OMG, just go...go pee...
QUICKLY!
- Help me feed the pups...what are you doing? Where are your pants???? Ya know what sit here...eat food...I'll do everything else.
- Where is my other taco? You ate it?!? I hate you right now....
-
*he passed out on the couch* Hey, hey! I'm going shower. Hey!!!!
*shake shake shake* fine...Pups, behave!
- Sweetie, I'm going to bed.
*GRUNT* Okaaaaay...do you want me to take the pups out?
*grunt* right.... I took the dogs out just to be safe
-
*20 min later* WTF was that crash?!?!?
*runs out of bedroom*. How...how are you still asleep?!?!!? Why are all y'all hiding?!?!
WTF did you find?!?! Hey...come to bed! Don't yell at me.
FINE!
-
*15 min later* OMG they broke the
TV!!! What are you chasin?!?!! How did a
f**king dragonfly get in?!?! How are you sleeping through this!?!?

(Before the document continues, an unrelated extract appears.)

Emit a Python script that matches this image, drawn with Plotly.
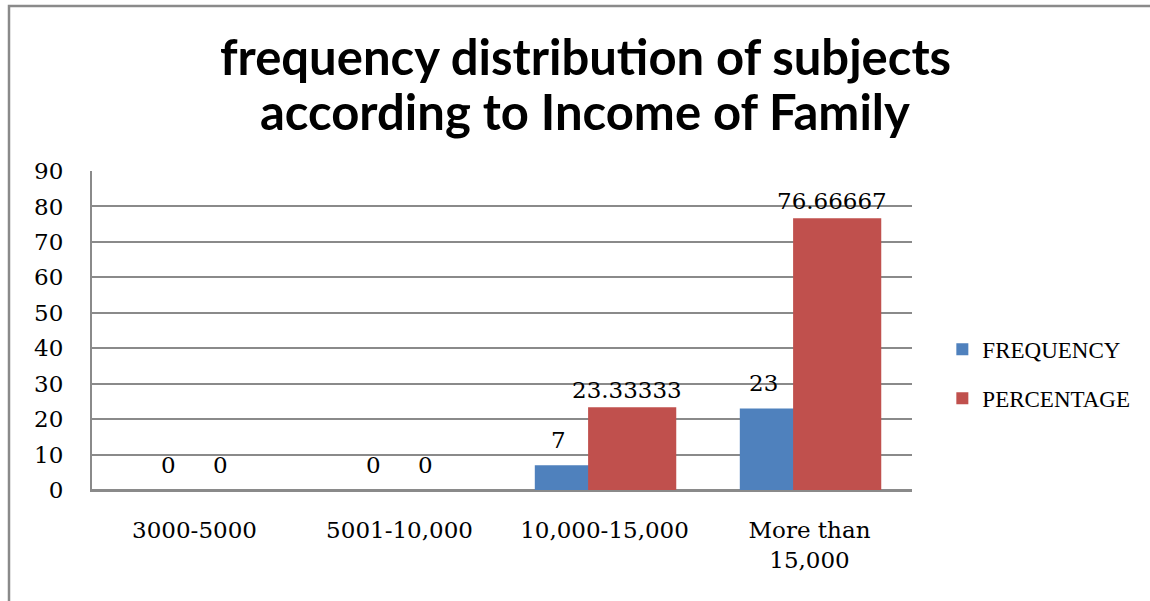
import plotly.graph_objects as go

# Income brackets and the two measured series
categories = ["3000-5000", "5001-10,000", "10,000-15,000", "More than<br>15,000"]
frequency = [0, 0, 7, 23]
percentage = [0, 0, 23.33333, 76.66667]
series_names = ["FREQUENCY", "PERCENTAGE"]
y_ticks = list(range(0, 100, 10))
title_lines = ["frequency distribution of subjects", "according to Income of Family"]

BLUE = "#4F81BD"
RED = "#C0504D"
GRID = "#8a8a8a"
SERIF = "DejaVu Serif"

BAR_W = 0.43          # bar width in category units
BLUE_OFF = -0.34      # left edge of the frequency bar relative to category centre
RED_OFF = -0.08       # left edge of the percentage bar (overlaps the blue one)

fig = go.Figure()
fig.add_trace(go.Bar(
    x=categories, y=frequency, name=series_names[0],
    marker=dict(color=BLUE, line=dict(width=0)),
    width=BAR_W, offset=BLUE_OFF, legendgroup="f",
))
fig.add_trace(go.Bar(
    x=categories, y=percentage, name=series_names[1],
    marker=dict(color=RED, line=dict(width=0)),
    width=BAR_W, offset=RED_OFF, legendgroup="p",
))

# Value labels above each bar
annotations = []
for i, v in enumerate(frequency):
    annotations.append(dict(
        x=i, y=v, xref="x", yref="y", text=str(v), showarrow=False,
        xanchor="center", yanchor="bottom",
        xshift=-26 if v == 0 else -46, yshift=10,
        font=dict(family=SERIF, size=23, color="#000"),
    ))
for i, v in enumerate(percentage):
    annotations.append(dict(
        x=i, y=v, xref="x", yref="y", text=str(v), showarrow=False,
        xanchor="center", yanchor="bottom",
        xshift=26 if v == 0 else 22, yshift=10 if v == 0 else 2,
        font=dict(family=SERIF, size=23, color="#000"),
    ))

# Chart title, one annotation per line for tighter line spacing
for line, centre_px in zip(title_lines, [56, 111]):
    annotations.append(dict(
        x=(585 - 92) / 820, y=(490 - centre_px) / 319,
        xref="paper", yref="paper",
        text=f"<b>{line}</b>",
        showarrow=False, xanchor="center", yanchor="middle",
        font=dict(family="Lato", size=49, color="#000"),
    ))

# Caption of the page above the chart frame (mostly cut off)
annotations.append(dict(
    x=-0.10, y=1.531, xref="paper", yref="paper",
    text="<b>Figure 2: Frequency distribution of the subjects according to Income of Family</b>",
    showarrow=False, xanchor="left", yanchor="bottom",
    font=dict(family="Liberation Serif", size=28, color="#000"),
))

fig.update_layout(
    width=1150, height=601,
    margin=dict(l=92, r=238, t=171, b=111),
    paper_bgcolor="white", plot_bgcolor="white",
    barmode="overlay",
    xaxis=dict(
        showline=True, linecolor=GRID, linewidth=2,
        showgrid=False, ticks="", ticklabelstandoff=18,
        tickfont=dict(family=SERIF, size=23, color="#000"),
    ),
    yaxis=dict(
        range=[0, 90], tickvals=y_ticks,
        showline=True, linecolor=GRID, linewidth=2,
        showgrid=True, gridcolor=GRID, gridwidth=1.6,
        zeroline=True, zerolinecolor=GRID, zerolinewidth=2,
        ticks="", ticklabelstandoff=22,
        tickfont=dict(family=SERIF, size=23, color="#000"),
    ),
    legend=dict(
        x=1.037, y=0.364, xanchor="left", yanchor="middle",
        font=dict(family="Liberation Serif", size=23, color="#000"),
        tracegroupgap=16, bgcolor="rgba(0,0,0,0)",
    ),
    showlegend=True,
    annotations=annotations,
    shapes=[dict(
        type="rect", xref="paper", yref="paper",
        x0=(9 - 92) / 820, x1=1.5, y0=-0.5, y1=(490 - 6) / 319,
        line=dict(color=GRID, width=2.5), fillcolor="rgba(0,0,0,0)", layer="below",
    )],
)

fig.write_html("out.html")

WAKE UP, I need help!!! You should come to bed so the animals stop freaking out. Hey....sweetie come to bed. Holy
$hit you almost punched me.
*shaking him roughly* Do you just tell me to
f**k off?!?!
FINE, I'm out.
I made the SADDEST attempt to catch the dragonfly and lost it....whatever I went back to bed.
-
*some time later* why are they barking?!?! What was that noise??! Where did you get a shoe?!? Give me that! No no no, don't pee inside...dammit! For
f**ks sake
WAKE UP! Y'all stop playing!!!! Are you even alive?!
ARGH!!!!!
-
*20 min later* OMG why are they screaming now!?!?! Dogs shoooooosh!

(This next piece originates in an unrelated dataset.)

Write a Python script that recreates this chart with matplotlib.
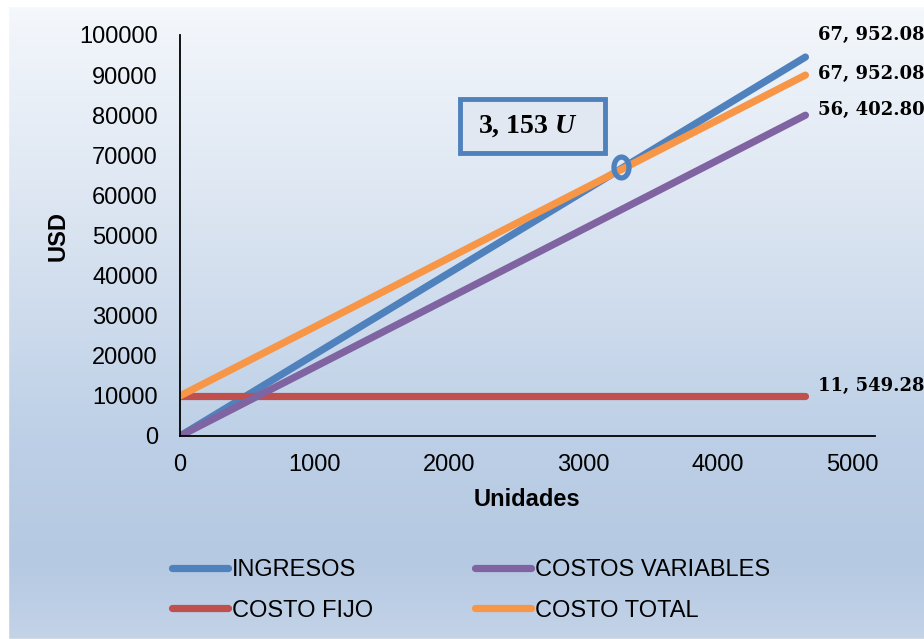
import numpy as np
import matplotlib.pyplot as plt
from matplotlib.patches import Rectangle
from matplotlib.path import Path
from matplotlib.colors import LinearSegmentedColormap

# data
unidades = [0, 4650]
ingresos = [0, 94500]
costos_variables = [0, 80000]
costo_fijo = [10000, 10000]
costo_total = [10000, 90000]

be_x = [3280]
be_y = [67100]
be_label = '3, 153 $U$'

end_labels = ['67, 952.08', '67, 952.08', '56, 402.80', '11, 549.28']
end_offsets = [(13, 22), (13, 1), (13, 5), (13, 10)]  # pixels

x_ticks = [0, 1000, 2000, 3000, 4000, 5000]
y_ticks = list(range(0, 100001, 10000))

c_blue = '#4F81BD'
c_red = '#C0504D'
c_purple = '#8064A2'
c_orange = '#F79646'

W, H = 924, 639
plt.rcParams['font.family'] = ['Liberation Sans', 'DejaVu Sans']
plt.rcParams['mathtext.fontset'] = 'custom'
plt.rcParams['mathtext.it'] = 'Liberation Serif:italic:bold'
fig = plt.figure(figsize=(W / 100, H / 100), dpi=100)

# background gradient
bg = fig.add_axes([0, 0, 1, 1], zorder=-10)
cmap = LinearSegmentedColormap.from_list('bg', [
    (0.0, '#f5f8fc'), (0.35, '#dae4f1'), (0.7, '#bccfe6'),
    (0.88, '#b5c9e2'), (1.0, '#c3d3e8')])
grad = np.linspace(0, 1, 256).reshape(-1, 1)
bg.imshow(grad, aspect='auto', cmap=cmap, extent=[0, 1, 0, 1], origin='upper')
bg.add_patch(Rectangle((8 / W, 0), 1, 1 - 6 / H, fill=False, ec='#d5dde8', lw=1.2))
fig.patches.append(Rectangle((0, 1 - 6 / H), 1, 6 / H, transform=fig.transFigure, color='white', zorder=-5))
fig.patches.append(Rectangle((0, 0), 8 / W, 1, transform=fig.transFigure, color='white', zorder=-5))
bg.set_axis_off()

left, right, top, bottom = 180, 875, 35, 436
ax = fig.add_axes([left / W, 1 - bottom / H, (right - left) / W, (bottom - top) / H])
ax.patch.set_alpha(0)

lw = 5.2
ax.plot(unidades, ingresos, color=c_blue, lw=lw, solid_capstyle='round', label='INGRESOS')
ax.plot(unidades, costo_fijo, color=c_red, lw=lw, solid_capstyle='round', label='COSTO FIJO')
ax.plot(unidades, costos_variables, color=c_purple, lw=lw, solid_capstyle='round', label='COSTOS VARIABLES')
ax.plot(unidades, costo_total, color=c_orange, lw=lw, solid_capstyle='round', label='COSTO TOTAL')

# breakeven ring
t = np.linspace(0, 2 * np.pi, 60)
ring = Path(np.column_stack([0.72 * np.cos(t), np.sin(t)]))
ax.plot(be_x, be_y, marker=ring, ms=15, mfc='none', mec=c_blue, mew=3.8, zorder=5)

# labels at line ends
ends = [ingresos[-1], costo_total[-1], costos_variables[-1], costo_fijo[-1]]
for lab, yv, off in zip(end_labels, ends, end_offsets):
    ax.annotate(lab, (unidades[-1], yv), xytext=off, textcoords='offset pixels',
                ha='left', va='center', fontsize=13, fontweight='bold', family='DejaVu Serif')

ax.set_xlim(0, (right - left) / 134.5 * 1000)
ax.set_ylim(0, 100000)
ax.set_xticks(x_ticks)
ax.set_yticks(y_ticks)
ax.tick_params(length=0, labelsize=17)
ax.tick_params(axis='y', pad=16)
ax.tick_params(axis='x', pad=13)
for s in ['top', 'right']:
    ax.spines[s].set_visible(False)
for s in ['left', 'bottom']:
    ax.spines[s].set_linewidth(1.3)

fig.text(527 / W, 1 - 500 / H, 'Unidades', ha='center', va='center', fontsize=17, fontweight='bold')
fig.text(58 / W, 1 - 236 / H, 'USD', ha='center', va='center', rotation=90, fontsize=17, fontweight='bold')

# breakeven box
fig.patches.append(Rectangle((459.5 / W, 1 - 152.5 / H), 145 / W, 54 / H, transform=fig.transFigure,
                             fc='#e1e8f2', ec=c_blue, lw=3.5, zorder=3))
fig.text(528 / W, 1 - 126 / H, be_label, ha='center', va='center', fontsize=20,
         fontweight='bold', family='Liberation Serif', zorder=4)

handles, labels = ax.get_legend_handles_labels()
fig.legend(handles, labels, loc='upper left', bbox_to_anchor=(160 / W, 1 - 547 / H), ncol=2,
           frameon=False, fontsize=17, handlelength=2.4, handletextpad=0.15,
           columnspacing=4.3, labelspacing=0.8, borderpad=0)

fig.savefig('out.png', dpi=100)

*walks into living room* Come here baby
(our puppy is only 8 weeks old) That's it get up!
*slapped his butt* Are you shaking your
@$$ at me?!?!?!
OMG...
OMG that is rancid
*gag* Jesus Christ now I know why its called Taco Hell! You can stay, we are going to bed.

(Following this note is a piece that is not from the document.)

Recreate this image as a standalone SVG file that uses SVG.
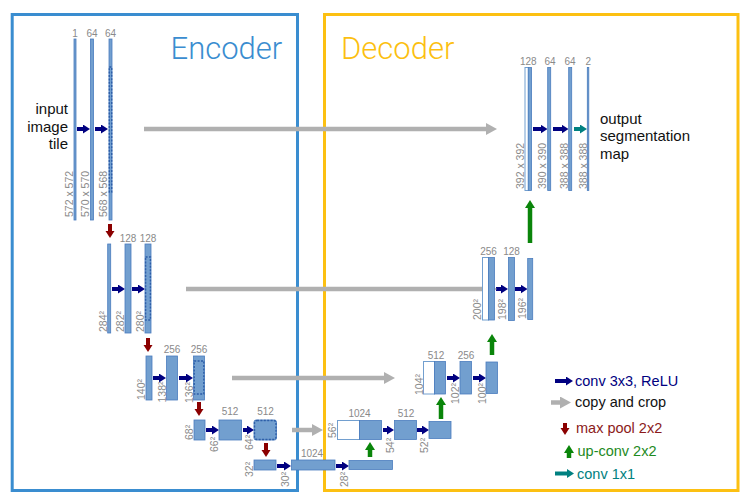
<svg xmlns="http://www.w3.org/2000/svg" width="746" height="496" viewBox="0 0 746 496">
<defs>
<style>
.bar{fill:#729fcf;stroke:#4a7cbe;stroke-width:0.8}
.wbar{fill:#ffffff;stroke:#729fcf;stroke-width:1}
.crop{fill:none;stroke:#2d5ea8;stroke-width:1.4;stroke-dasharray:2 1.4}
.ch{font-family:"Liberation Sans",Arial,sans-serif;font-size:10px;fill:#8a8a8a;text-anchor:middle}
.dim{font-family:"Liberation Sans",Arial,sans-serif;font-size:10.5px;fill:#8a8a8a}
.lbl{font-family:"Liberation Sans",Arial,sans-serif;font-size:15px;fill:#111111}
.leg{font-family:"Liberation Sans",Arial,sans-serif;font-size:14.5px}
.title{font-family:Roboto,"Liberation Sans",sans-serif;font-weight:300;font-size:31px}
.conv{stroke:#000080;stroke-width:4;fill:none;marker-end:url(#hNavy)}
.copy{stroke:#b0b0b0;stroke-width:4.5;fill:none;marker-end:url(#hGray)}
.pool{stroke:#8b0000;stroke-width:4;fill:none;marker-end:url(#hRed)}
.up{stroke:#0a850a;stroke-width:4.5;fill:none;marker-end:url(#hGreen)}
.c11{stroke:#008080;stroke-width:4;fill:none;marker-end:url(#hTeal)}
</style>
<marker id="hNavy" markerUnits="userSpaceOnUse" markerWidth="8" markerHeight="10" refX="1" refY="4.5" orient="auto"><path d="M0,0 L7,4.5 L0,9 Z" fill="#000080"/></marker>
<marker id="hTeal" markerUnits="userSpaceOnUse" markerWidth="8" markerHeight="10" refX="1" refY="4.5" orient="auto"><path d="M0,0 L7,4.5 L0,9 Z" fill="#008080"/></marker>
<marker id="hRed" markerUnits="userSpaceOnUse" markerWidth="8" markerHeight="10" refX="1" refY="4.5" orient="auto"><path d="M0,0 L7,4.5 L0,9 Z" fill="#8b0000"/></marker>
<marker id="hGreen" markerUnits="userSpaceOnUse" markerWidth="9" markerHeight="11" refX="1" refY="5" orient="auto"><path d="M0,0 L8,5 L0,10 Z" fill="#0a850a"/></marker>
<marker id="hGray" markerUnits="userSpaceOnUse" markerWidth="12" markerHeight="13" refX="1" refY="6" orient="auto"><path d="M0,0 L11,6 L0,12 Z" fill="#b0b0b0"/></marker>
</defs>
<rect width="746" height="496" fill="#ffffff"/>

<g id="encoder-frame">
<rect x="12.2" y="14.5" width="285.3" height="476" fill="none" stroke="#3a8dd0" stroke-width="3"/>
<text class="title" x="170.5" y="58.5" fill="#3a8dd0">Encoder</text>
</g>
<g id="decoder-frame">
<rect x="324.5" y="14.5" width="413.5" height="476" fill="none" stroke="#fcc012" stroke-width="3"/>
<text class="title" x="341" y="58.5" fill="#fcbf10">Decoder</text>
</g>

<g id="connectors">
<line class="conv" x1="77" y1="129" x2="84" y2="129"/>
<line class="conv" x1="95" y1="129" x2="102" y2="129"/>
<line class="conv" x1="112" y1="289" x2="119" y2="289"/>
<line class="conv" x1="132" y1="289" x2="139" y2="289"/>
<line class="conv" x1="153" y1="378" x2="160" y2="378"/>
<line class="conv" x1="179" y1="378" x2="187" y2="378"/>
<line class="conv" x1="206" y1="430" x2="213" y2="430"/>
<line class="conv" x1="243" y1="430" x2="248" y2="430"/>
<line class="conv" x1="277" y1="466" x2="285" y2="466"/>
<line class="conv" x1="336" y1="466" x2="343" y2="466"/>
<line class="conv" x1="383" y1="430" x2="388" y2="430"/>
<line class="conv" x1="417" y1="430" x2="423" y2="430"/>
<line class="conv" x1="447" y1="378" x2="454" y2="378"/>
<line class="conv" x1="473" y1="378" x2="480" y2="378"/>
<line class="conv" x1="496" y1="289" x2="502" y2="289"/>
<line class="conv" x1="515" y1="289" x2="521.5" y2="289"/>
<line class="conv" x1="533" y1="129" x2="541.5" y2="129"/>
<line class="conv" x1="553" y1="129" x2="562.5" y2="129"/>
<line class="c11" x1="574" y1="129" x2="581" y2="129"/>
<line class="copy" x1="144" y1="129" x2="487" y2="129"/>
<line class="copy" x1="186" y1="289" x2="487" y2="289"/>
<line class="copy" x1="232" y1="378" x2="385" y2="378"/>
<line class="copy" x1="292" y1="430" x2="313" y2="430"/>
<line class="pool" x1="110" y1="224" x2="110" y2="232"/>
<line class="pool" x1="148" y1="338" x2="148" y2="346"/>
<line class="pool" x1="199" y1="402" x2="199" y2="410"/>
<line class="pool" x1="266" y1="443" x2="266" y2="451"/>
<line class="up" x1="370" y1="457" x2="370" y2="449"/>
<line class="up" x1="441" y1="419" x2="441" y2="404"/>
<line class="up" x1="492" y1="355" x2="492" y2="341"/>
<line class="up" x1="530" y1="243" x2="530" y2="207"/>
</g>

<g id="enc-level1">
<rect class="bar" x="74" y="39" width="2" height="181"/>
<rect class="bar" x="90.5" y="39" width="3" height="181"/>
<rect class="bar" x="109" y="39" width="3" height="181"/>
<rect class="crop" x="109.3" y="67" width="2.4" height="125"/>
<text class="ch" x="75" y="37">1</text>
<text class="ch" x="92" y="37">64</text>
<text class="ch" x="110.5" y="37">64</text>
<text class="dim" transform="translate(72.5,217) rotate(-90)">572 x 572</text>
<text class="dim" transform="translate(89.3,217) rotate(-90)">570 x 570</text>
<text class="dim" transform="translate(107.3,217) rotate(-90)">568 x 568</text>
<text class="lbl" text-anchor="end"><tspan x="68" y="114">input</tspan><tspan x="68" y="131.5">image</tspan><tspan x="68" y="149">tile</tspan></text>
</g>

<g id="enc-level2">
<rect class="bar" x="107.7" y="244" width="3" height="89"/>
<rect class="bar" x="125" y="244" width="6" height="89"/>
<rect class="bar" x="145" y="244" width="6" height="89"/>
<rect class="crop" x="145.6" y="257" width="4.8" height="63"/>
<text class="ch" x="128" y="242">128</text>
<text class="ch" x="148" y="242">128</text>
<text class="dim" transform="translate(106.5,332) rotate(-90)">284²</text>
<text class="dim" transform="translate(124,332) rotate(-90)">282²</text>
<text class="dim" transform="translate(144,332) rotate(-90)">280²</text>
</g>

<g id="enc-level3">
<rect class="bar" x="146" y="356" width="6" height="44"/>
<rect class="bar" x="166.5" y="356" width="11" height="44"/>
<rect class="bar" x="193.5" y="356" width="11" height="44"/>
<rect class="crop" x="194.2" y="361" width="9.6" height="33"/>
<text class="ch" x="172" y="353">256</text>
<text class="ch" x="199" y="353">256</text>
<text class="dim" transform="translate(145,400) rotate(-90)">140²</text>
<text class="dim" transform="translate(166,402.5) rotate(-90)">138²</text>
<text class="dim" transform="translate(193,403) rotate(-90)">136²</text>
</g>

<g id="enc-level4">
<rect class="bar" x="194" y="420" width="11" height="20"/>
<rect class="bar" x="219" y="420" width="22.5" height="20"/>
<rect class="bar" x="254" y="420" width="22.5" height="20" rx="2"/>
<rect class="crop" x="254.5" y="420.5" width="21.5" height="19" rx="2.5"/>
<text class="ch" x="230" y="415">512</text>
<text class="ch" x="265.5" y="415">512</text>
<text class="dim" transform="translate(193,440) rotate(-90)">68²</text>
<text class="dim" transform="translate(217.5,452) rotate(-90)">66²</text>
<text class="dim" transform="translate(252.5,450) rotate(-90)">64²</text>
</g>

<g id="bottleneck">
<rect class="bar" x="254" y="460" width="22" height="10"/>
<rect class="bar" x="291.5" y="460" width="43.5" height="10"/>
<rect class="bar" x="349" y="460.5" width="43.5" height="9"/>
<text class="ch" x="312" y="457">1024</text>
<text class="dim" transform="translate(253,477) rotate(-90)">32²</text>
<text class="dim" transform="translate(289,487) rotate(-90)">30²</text>
<text class="dim" transform="translate(348,487) rotate(-90)">28²</text>
</g>

<g id="dec-level4">
<rect class="wbar" x="337.5" y="420.5" width="22" height="19"/>
<rect class="bar" x="359.5" y="420.5" width="22" height="19"/>
<rect class="bar" x="394.5" y="420.5" width="22" height="19"/>
<rect class="bar" x="429" y="421.5" width="22" height="17"/>
<text class="ch" x="359.5" y="417">1024</text>
<text class="ch" x="406" y="417">512</text>
<text class="dim" transform="translate(335.5,438) rotate(-90)">56²</text>
<text class="dim" transform="translate(393.5,453) rotate(-90)">54²</text>
<text class="dim" transform="translate(428,453) rotate(-90)">52²</text>
</g>

<g id="dec-level3">
<rect class="wbar" x="423.5" y="361.5" width="11" height="32.5"/>
<rect class="bar" x="434.5" y="361.5" width="11" height="32.5"/>
<rect class="bar" x="460" y="361.5" width="11.5" height="32.5"/>
<rect class="bar" x="486" y="362" width="11.5" height="31.5"/>
<text class="ch" x="436" y="359">512</text>
<text class="ch" x="466" y="359">256</text>
<text class="dim" transform="translate(423,395) rotate(-90)">104²</text>
<text class="dim" transform="translate(459,404) rotate(-90)">102²</text>
<text class="dim" transform="translate(485.5,404) rotate(-90)">100²</text>
</g>

<g id="dec-level2">
<rect class="wbar" x="482.5" y="257.5" width="6" height="62.5"/>
<rect class="bar" x="488.5" y="257.5" width="6" height="62.5"/>
<rect class="bar" x="508.5" y="257.5" width="6" height="63"/>
<rect class="bar" x="527.7" y="258.5" width="5" height="61"/>
<text class="ch" x="488.5" y="255">256</text>
<text class="ch" x="511.5" y="255">128</text>
<text class="dim" transform="translate(480.5,320) rotate(-90)">200²</text>
<text class="dim" transform="translate(505.5,320) rotate(-90)">198²</text>
<text class="dim" transform="translate(525.5,319) rotate(-90)">196²</text>
</g>

<g id="dec-level1">
<rect class="wbar" x="525" y="67.5" width="3.3" height="123"/>
<rect class="bar" x="528.3" y="67.5" width="3.3" height="123"/>
<rect class="bar" x="547.7" y="67.5" width="3" height="123"/>
<rect class="bar" x="568.7" y="67.5" width="3" height="123"/>
<rect class="bar" x="587.3" y="67.5" width="1.5" height="123"/>
<text class="ch" x="528.3" y="65">128</text>
<text class="ch" x="550" y="65">64</text>
<text class="ch" x="570" y="65">64</text>
<text class="ch" x="588.3" y="65">2</text>
<text class="dim" transform="translate(523.5,189) rotate(-90)">392 x 392</text>
<text class="dim" transform="translate(546,189) rotate(-90)">390 x 390</text>
<text class="dim" transform="translate(567.5,189) rotate(-90)">388 x 388</text>
<text class="dim" transform="translate(586.5,189) rotate(-90)">388 x 388</text>
<text class="lbl"><tspan x="600" y="123.5">output</tspan><tspan x="600" y="141">segmentation</tspan><tspan x="600" y="158.5">map</tspan></text>
</g>

<g id="legend">
<line class="conv" x1="555" y1="381" x2="567" y2="381"/>
<text class="leg" x="575" y="386" fill="#000080">conv 3x3, ReLU</text>
<line class="copy" x1="551" y1="402.5" x2="561" y2="402.5"/>
<text class="leg" x="575" y="407" fill="#111111">copy and crop</text>
<line class="pool" x1="565" y1="423" x2="565" y2="429"/>
<text class="leg" x="576" y="433" fill="#8b1a1a">max pool 2x2</text>
<line class="up" x1="569" y1="458" x2="569" y2="452"/>
<text class="leg" x="577.5" y="455.5" fill="#1e8a1e">up-conv 2x2</text>
<line class="c11" x1="555" y1="473.5" x2="568" y2="473.5"/>
<text class="leg" x="577" y="478.5" fill="#008080">conv 1x1</text>
</g>
</svg>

I finally went to sleep around
1:15AM, he woke me up at
3:30AM coming to bed, bad weather woke me up at
4:15AM, and I had to get up at
5AM. Needless to say I was dragging
@$$.
SIDE NOTE - I sent passive aggressive texts to my love to document my adventures. They were actually quite funny...see below. Also I should note, I couldn't just put the puppy away in her kennel bc she knew he was on the couch and would scream and if she screamed speedy howled...and I was flipping tired.
TEXT 1:
There's a dragon fly in the living room. I only know this because I heard a loud crash after I went to bed. (This apparently had no affect on your dream state). All 4 animals were making an attempt to kill it. I tried to wake you for assistance, not once, not twice, not even three times....we'll go with four. I lost the stupid thing while trying to catch it. It's been more than 15 min and I can't find it. I tried again to wake you and got nothing. I'm tired too so again I will tell you im going to bed. So if they break the tv or anything else trying to get that thing don't blame me.
TEXT 2:
So I just got back from another awakening. Im not sure how I hear it from the bedroom with the door closed and ear plugs in and you haven't moved. I can only assume they caught or tried to catch the dragon fly again. I also attempts to get you to come to bed. I was rewarded with some unkind words and a grunt. Am I angry? Yes but only because I'm exhausted and trying to sleep and keep getting awakened by insanity in the living room with zero assistance. Good Night...or morning...or whatever time it is when you wake up and see this.
TEXT 3:
Captains log: The pups were crying at the gate. I took Speedy, put her to bed, and left you in the living room to sleep it off. I've made my final attempt to move you with no luck. You shook your butt at me and then farted. Either you are beyond exhausted or had more beer than I realized. Either way, I'm going to try and get 4 hours of sleep.
SIDE SIDE NOTE - We found the Dragonfly's remains the next morning...guess a cat caught it.